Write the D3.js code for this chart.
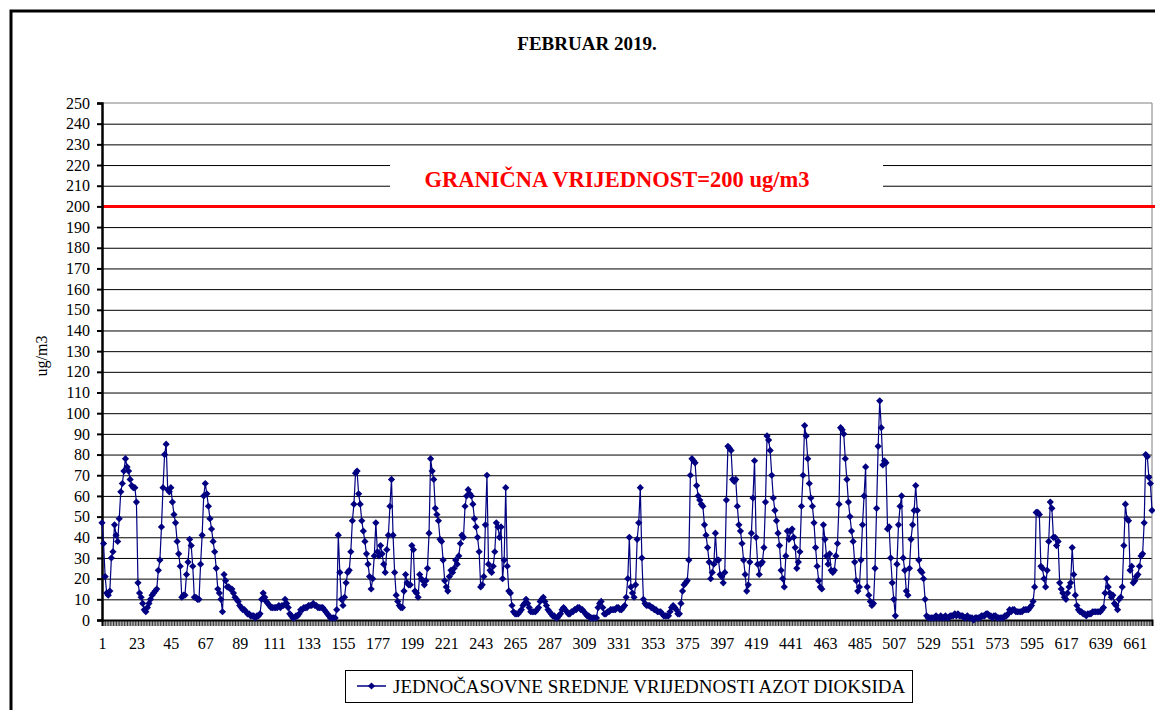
<!DOCTYPE html>
<html>
<head>
<meta charset="utf-8">
<script src="https://cdn.jsdelivr.net/npm/d3@7"></script>
<style>
  html, body { margin: 0; padding: 0; background: #fff; }
  svg { display: block; }
  svg text { font-family: "Times New Roman", "Liberation Serif", "DejaVu Serif", Times, serif !important; }
</style>
</head>
<body>
<svg id="chart" width="1155" height="710"></svg>
<script>
// ---- DATA ----
const title = "FEBRUAR 2019.";
const limitLabel = "GRANIČNA VRIJEDNOST=200 ug/m3";
const limitValue = 200;
const yLabel = "ug/m3";
const seriesName = "JEDNOČASOVNE SREDNJE VRIJEDNOSTI AZOT DIOKSIDA";
const yTicks = d3.range(0, 251, 10);
const xTickLabels = [1, 23, 45, 67, 89, 111, 133, 155, 177, 199, 221, 243, 265, 287, 309, 331, 353, 375, 397, 419, 441, 463, 485, 507, 529, 551, 573, 595, 617, 639, 661];
const no2Values = [
  47, 37, 21, 13, 12, 14, 30, 33, 46, 41,
  38, 49, 62, 66, 72, 78, 74, 72, 68, 65,
  64, 64, 57, 18, 13, 11, 8, 5, 4, 6,
  8, 10, 12, 13, 14, 15, 24, 29, 45, 64,
  80, 85, 63, 62, 64, 57, 51, 47, 38, 32,
  26, 11, 12, 12, 22, 28, 39, 36, 26, 11,
  11, 10, 10, 27, 41, 60, 66, 61, 55, 49,
  44, 38, 33, 25, 15, 13, 10, 4, 22, 19,
  16, 16, 15, 15, 13, 11, 10, 9, 7, 6,
  5, 5, 4, 3, 3, 2, 2, 2, 1, 2,
  2, 3, 10, 13, 11, 9, 8, 7, 6, 6,
  6, 6, 6, 7, 6, 7, 7, 10, 8, 6,
  3, 2, 1, 1, 2, 2, 3, 5, 5, 6,
  6, 6, 7, 7, 7, 8, 7, 7, 6, 6,
  6, 6, 5, 4, 3, 2, 1, 1, 1, 1,
  5, 41, 23, 10, 7, 11, 18, 23, 24, 33,
  48, 56, 71, 72, 61, 56, 48, 43, 38, 32,
  27, 21, 15, 20, 31, 47, 33, 31, 36, 32,
  27, 23, 34, 41, 55, 68, 41, 23, 12, 9,
  7, 6, 6, 14, 22, 18, 17, 17, 36, 34,
  14, 13, 11, 22, 20, 19, 17, 19, 25, 42,
  78, 72, 68, 54, 51, 48, 39, 38, 29, 19,
  16, 14, 21, 24, 23, 25, 29, 27, 31, 37,
  41, 40, 55, 60, 63, 61, 60, 56, 49, 45,
  40, 33, 16, 17, 21, 46, 70, 27, 24, 23,
  26, 33, 47, 45, 40, 45, 20, 29, 64, 26,
  14, 13, 7, 4, 3, 3, 3, 4, 5, 7,
  8, 10, 8, 6, 4, 4, 4, 4, 5, 6,
  9, 10, 11, 9, 7, 5, 4, 3, 2, 2,
  1, 1, 2, 3, 5, 6, 5, 4, 3, 3,
  4, 4, 5, 5, 6, 6, 5, 5, 4, 3,
  2, 2, 1, 1, 1, 1, 1, 6, 8, 9,
  6, 3, 3, 4, 4, 5, 5, 5, 5, 6,
  6, 5, 5, 6, 7, 11, 20, 40, 16, 13,
  11, 17, 39, 47, 64, 30, 10, 8, 7, 7,
  7, 6, 6, 5, 5, 4, 4, 4, 3, 2,
  2, 2, 2, 4, 6, 7, 6, 5, 3, 3,
  8, 14, 17, 18, 19, 29, 70, 78, 77, 76,
  65, 60, 58, 56, 55, 46, 41, 35, 28, 20,
  23, 27, 42, 29, 29, 22, 21, 18, 23, 58,
  84, 83, 82, 68, 67, 68, 55, 46, 43, 37,
  29, 22, 14, 17, 28, 42, 59, 77, 40, 27,
  22, 27, 28, 35, 57, 89, 87, 82, 70, 59,
  53, 48, 42, 36, 24, 20, 16, 31, 43, 39,
  43, 44, 40, 35, 25, 28, 33, 55, 70, 94,
  89, 78, 66, 59, 55, 47, 35, 26, 19, 16,
  15, 46, 39, 31, 27, 32, 24, 23, 24, 31,
  37, 56, 93, 92, 90, 78, 68, 57, 50, 43,
  38, 28, 19, 14, 16, 29, 46, 60, 74, 16,
  12, 9, 7, 8, 25, 54, 84, 106, 93, 75,
  77, 76, 44, 45, 30, 18, 10, 2, 27, 46,
  55, 60, 30, 24, 14, 12, 25, 39, 46, 53,
  65, 53, 29, 24, 23, 20, 10, 2, 1, 1,
  1, 1, 1, 2, 1, 1, 2, 1, 1, 2,
  1, 1, 2, 2, 2, 3, 2, 3, 2, 2,
  2, 1, 1, 2, 1, 1, 1, 0, 1, 1,
  1, 1, 2, 2, 2, 3, 3, 2, 2, 1,
  2, 2, 1, 1, 1, 1, 1, 2, 2, 3,
  5, 4, 5, 5, 4, 4, 4, 4, 4, 5,
  5, 5, 5, 6, 7, 9, 16, 52, 52, 51,
  26, 25, 20, 16, 24, 38, 57, 54, 40, 40,
  36, 38, 18, 15, 13, 11, 10, 13, 16, 18,
  35, 22, 12, 7, 5, 4, 4, 3, 3, 2,
  3, 3, 3, 4, 4, 4, 4, 4, 4, 5,
  6, 13, 20, 16, 13, 11, 12, 8, 7, 5,
  10, 11, 16, 36, 56, 49, 48, 24, 26, 18,
  19, 21, 22, 26, 31, 32, 47, 80, 79, 69,
  66, 53
];
const hours = no2Values.map((v, i) => i + 1);

// ---- LAYOUT ----
const FONT = "'Times New Roman', 'Liberation Serif', 'DejaVu Serif', serif";
const svg = d3.select("#chart");
const W = 1155, H = 710;
const plot = { left: 102, right: 1152, top: 103, bottom: 620 };
const navy = "#000080";

svg.append("rect").attr("width", W).attr("height", H).attr("fill", "#fff");

// outer chart border (clipped like the reference)
svg.append("rect")
  .attr("x", 11).attr("y", 11).attr("width", 1160).attr("height", 720)
  .attr("fill", "none").attr("stroke", "#000").attr("stroke-width", 3);

const x = d3.scaleLinear().domain([1, 672]).range([plot.left, plot.right]);
const y = d3.scaleLinear().domain([0, 250]).range([plot.bottom, plot.top]);

// gridlines
const grid = svg.append("g").attr("transform", `translate(${plot.left},0)`)
  .call(d3.axisLeft(y).tickValues(yTicks.filter(d => d > 0 && d < 250)).tickSize(-(plot.right - plot.left)).tickFormat(""));
grid.select(".domain").remove();
grid.selectAll(".tick line").attr("stroke", "#000").attr("stroke-width", 1);

// plot area border top / right (grey)
svg.append("line").attr("x1", plot.left).attr("x2", plot.right).attr("y1", y(250)).attr("y2", y(250))
  .attr("stroke", "#808080").attr("stroke-width", 1);
svg.append("line").attr("x1", plot.right).attr("x2", plot.right).attr("y1", y(250)).attr("y2", y(0))
  .attr("stroke", "#808080").attr("stroke-width", 1);

// white box behind limit label
svg.append("rect").attr("x", 390).attr("y", 152).attr("width", 493).attr("height", 44).attr("fill", "#fff");

// limit line
svg.append("line")
  .attr("x1", plot.left).attr("x2", W)
  .attr("y1", y(limitValue)).attr("y2", y(limitValue))
  .attr("stroke", "#ff0000").attr("stroke-width", 3);

svg.append("text")
  .attr("x", 617).attr("y", 187)
  .attr("text-anchor", "middle")
  .attr("font-family", FONT)
  .attr("font-size", 22.5).attr("font-weight", "bold")
  .attr("fill", "#ff0000")
  .text(limitLabel);

// y axis
const yAxis = svg.append("g").attr("transform", `translate(${plot.left},0)`)
  .call(d3.axisLeft(y).tickValues(yTicks).tickSize(5).tickPadding(7));
yAxis.attr("font-family", FONT);
yAxis.select(".domain").attr("stroke", "#000").attr("stroke-width", 2.5);
yAxis.selectAll(".tick line").attr("stroke", "#000").attr("stroke-width", 2);
yAxis.selectAll(".tick text")
  .attr("font-family", FONT).attr("font-size", 16).attr("fill", "#000");

// x axis
const labelSet = new Set(xTickLabels);
const xAxis = svg.append("g").attr("transform", `translate(0,${plot.bottom})`)
  .call(d3.axisBottom(x).tickValues(hours).tickSize(6).tickPadding(12)
    .tickFormat(d => labelSet.has(d) ? String(d) : ""));
xAxis.attr("font-family", FONT);
xAxis.select(".domain").attr("stroke", "#000").attr("stroke-width", 2);
xAxis.selectAll(".tick line").attr("stroke", "#000").attr("stroke-width", 0.8);
xAxis.selectAll(".tick text")
  .attr("font-family", FONT).attr("font-size", 16).attr("fill", "#000");

// series line
const line = d3.line().x((d, i) => x(hours[i])).y(d => y(d));
svg.append("path").datum(no2Values)
  .attr("d", line).attr("fill", "none")
  .attr("stroke", navy).attr("stroke-width", 1.2);

// markers
const diamond = "M0,-3.6L3.6,0L0,3.6L-3.6,0Z";
svg.append("g").selectAll("path").data(no2Values).join("path")
  .attr("d", diamond)
  .attr("transform", (d, i) => `translate(${x(hours[i])},${y(d)})`)
  .attr("fill", navy);

// title
svg.append("text")
  .attr("x", 587).attr("y", 50).attr("text-anchor", "middle")
  .attr("font-family", FONT)
  .attr("font-size", 19).attr("font-weight", "bold").attr("fill", "#000")
  .text(title);

// y label
svg.append("text")
  .attr("transform", "translate(47,356) rotate(-90)")
  .attr("text-anchor", "middle").attr("font-family", FONT).attr("font-size", 16).attr("fill", "#000")
  .text(yLabel);

// legend
const lg = svg.append("g");
lg.append("rect").attr("x", 345.5).attr("y", 670.5).attr("width", 567).attr("height", 32)
  .attr("fill", "#fff").attr("stroke", "#000").attr("stroke-width", 1);
lg.append("line").attr("x1", 357).attr("x2", 386).attr("y1", 686).attr("y2", 686)
  .attr("stroke", navy).attr("stroke-width", 1.5);
lg.append("path").attr("d", diamond).attr("transform", "translate(371.5,686)").attr("fill", navy);
lg.append("text").attr("x", 393).attr("y", 693).attr("font-family", FONT).attr("font-size", 19).attr("fill", "#000")
  .text(seriesName);
</script>
</body>
</html>
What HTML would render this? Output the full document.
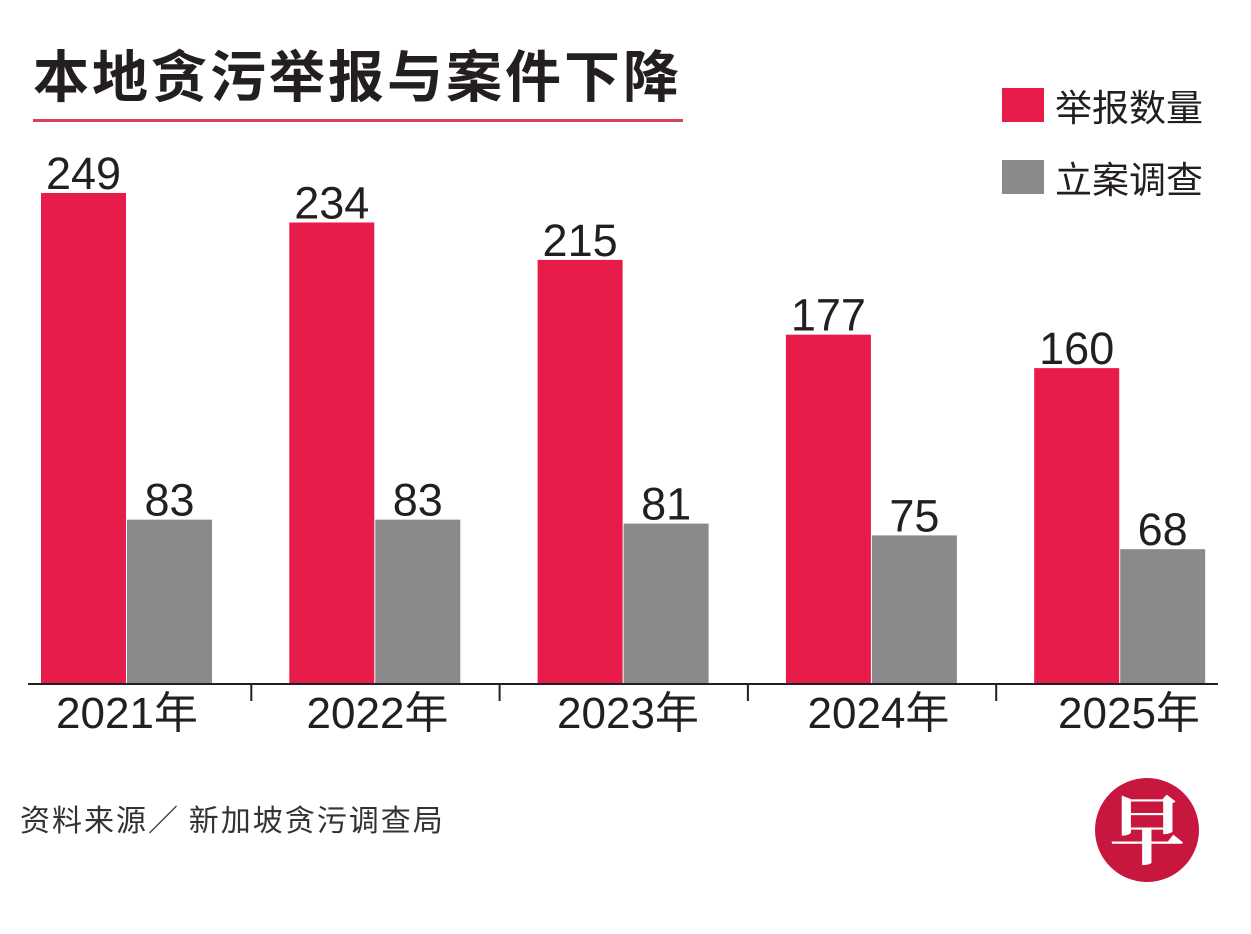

Stated goal: In the records above, how many lines hold the string "chart"? Reply with only the number.

Reply to the task: 4